If so, a priori this seems like a bizarre connection for a few reasons, any one of which seems sufficient to sink it entirely:
Is the paper general enough to apply to human neural architecture? By default I would have assumed not, even if it’s more general than just current LLMs.
Is the paper general enough to apply to human training? By default I would have assumed not. (We can perhaps consider translating the human visual field to a number of bits and taking a number of snapshots per second and considering those to be training runs, but… is there any principled reason not to instead translate to 2x or 0.5x the number of bits or snapshots per second? And that’s just the amount of data, to say nothing of how the training works.)
It seems you’re saying “at this amount of data, adding more neurons simply doesn’t help” rather than “at this amount of data and neurons, you’d prefer to add more data”. That’s different from my understanding of the paper but of course it might say that as well or instead of what I think it says.
To be clear, it seems to me that you don’t just need the paper to be giving you a scaling law that can apply to humans, with more human neurons corresponding to more artificial neurons and more human lifetime corresponding to more training data.
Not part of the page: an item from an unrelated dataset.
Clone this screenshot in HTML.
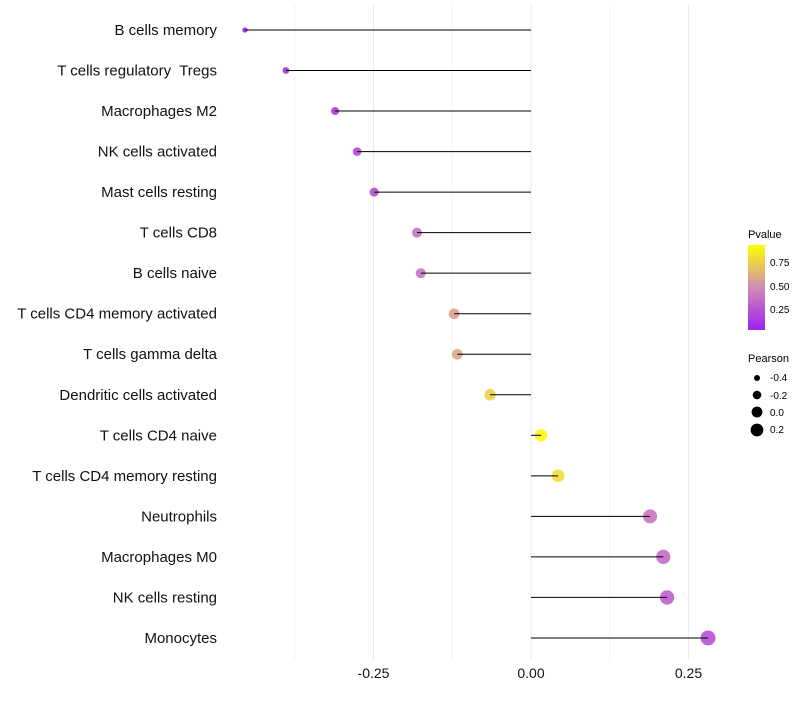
<!DOCTYPE html>
<html><head><meta charset="utf-8"><style>
body{margin:0;background:#fff;font-family:"Liberation Sans",sans-serif}
text{white-space:pre}
</style></head><body>
<svg id="chart" width="800" height="700" xmlns="http://www.w3.org/2000/svg">
<defs><linearGradient id="pg" x1="0" y1="1" x2="0" y2="0">
<stop offset="0" stop-color="#a020f0"/><stop offset="0.5" stop-color="#d08cb4"/><stop offset="1" stop-color="#ffff00"/></linearGradient></defs>
<g id="grid"></g><g id="marks"></g><g id="labels"></g>
<g font-size="10">
<text x="748" y="238" font-size="11">Pvalue</text>
<rect x="748" y="245" width="17" height="85" fill="url(#pg)"/>
<text x="770" y="266">0.75</text><text x="770" y="290">0.50</text><text x="770" y="313">0.25</text>
</g>
<g font-size="10">
<text x="748" y="362" font-size="11">Pearson</text>
<circle cx="757" cy="378" r="3"/><text x="770" y="381">-0.4</text>
<circle cx="757" cy="395" r="4.3"/><text x="770" y="399">-0.2</text>
<circle cx="757" cy="412" r="5.4"/><text x="770" y="416">0.0</text>
<circle cx="757" cy="430" r="6.4"/><text x="770" y="433">0.2</text>
</g>
</svg>
<script>
const categories=["B cells memory","T cells regulatory  Tregs","Macrophages M2","NK cells activated","Mast cells resting","T cells CD8","B cells naive","T cells CD4 memory activated","T cells gamma delta","Dendritic cells activated","T cells CD4 naive","T cells CD4 memory resting","Neutrophils","Macrophages M0","NK cells resting","Monocytes"];
const pearson=[-0.454,-0.389,-0.311,-0.276,-0.249,-0.181,-0.175,-0.122,-0.117,-0.065,0.016,0.043,0.189,0.21,0.216,0.281];
const pvalues=[0.03,0.08,0.13,0.18,0.22,0.4,0.4,0.6,0.62,0.8,0.97,0.85,0.4,0.35,0.3,0.22];
const ticks=[-0.25,0,0.25];
const tickLabels=["-0.25","0.00","0.25"];
const minorTicks=[-0.375,-0.125,0.125];
const NS="http://www.w3.org/2000/svg";
const xs=v=>531+v*630;
const ys=i=>30+i*40.53;
const rs=v=>Math.sqrt(Math.max(2.5,37+66*v));
function lerp(a,b,t){return Math.round(a+(b-a)*t);}
function col(p){const s=[[160,32,240],[208,140,180],[255,255,0]];let t=Math.min(1,Math.max(0,p))*2;let i=t>=1?1:0;t-=i;const a=s[i],b=s[i+1];return `rgb(${lerp(a[0],b[0],t)},${lerp(a[1],b[1],t)},${lerp(a[2],b[2],t)})`;}
function mk(t,a,p){const e=document.createElementNS(NS,t);for(const k in a)e.setAttribute(k,a[k]);p.appendChild(e);return e;}
const g=document.getElementById('grid'),m=document.getElementById('marks'),L=document.getElementById('labels');
minorTicks.forEach(v=>{const e=mk('line',{x1:xs(v),x2:xs(v),y1:5,y2:660,stroke:'#f4f4f4','stroke-width':1},g);

});
ticks.forEach((v,i)=>{const e=mk('line',{x1:xs(v),x2:xs(v),y1:5,y2:660,stroke:'#ebebeb','stroke-width':1},g);


const t=mk('text',{x:xs(v),y:678,'text-anchor':'middle','font-size':14,fill:'#111'},L);t.textContent=tickLabels[i];

});
categories.forEach((c,i)=>{const y=ys(i);
const t=mk('text',{x:217,y:y+5,'text-anchor':'end','font-size':15,fill:'#111'},L);t.textContent=c;


const d=mk('circle',{cx:xs(pearson[i]),cy:y,r:rs(pearson[i]),fill:col(pvalues[i]),'fill-opacity':0.9},m);


const l=mk('line',{x1:xs(0),x2:xs(pearson[i]),y1:y,y2:y,stroke:'#000','stroke-width':1},m);

});
</script>
</body></html>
You also need to know the conversion functions, to say “this (number of human neurons, amount of human lifetime) corresponds to this (number of artificial neurons, amount of training data)” and I’d be surprised if we can pin down the relevant values of either parameter to within an order of magnitude.
...but again, I acknowledge that you know what you’re talking about here much more than I do. And, I don’t really expect to understand if you explain, so you shouldn’t necessarily put much effort into this. But if you think I’m mistaken here, I’d appreciate a few words like “you’re wrong about the comparison I’m drawing” or “you’ve got the right idea but I think the comparison actually does work” or something, and maybe a search term I can use if I do feel like looking into it more.
Thanks for your contribution. I would also appreciate a response from Jake.
Why do you think this?
For my understanding: what is a brain arch?
The architectural design of a brain, which I think of as an prior on the weights, so I sometimes call it the architectural prior. It is encoded in the genome and is the equivalent of the high level pytorch code for a deep learning model.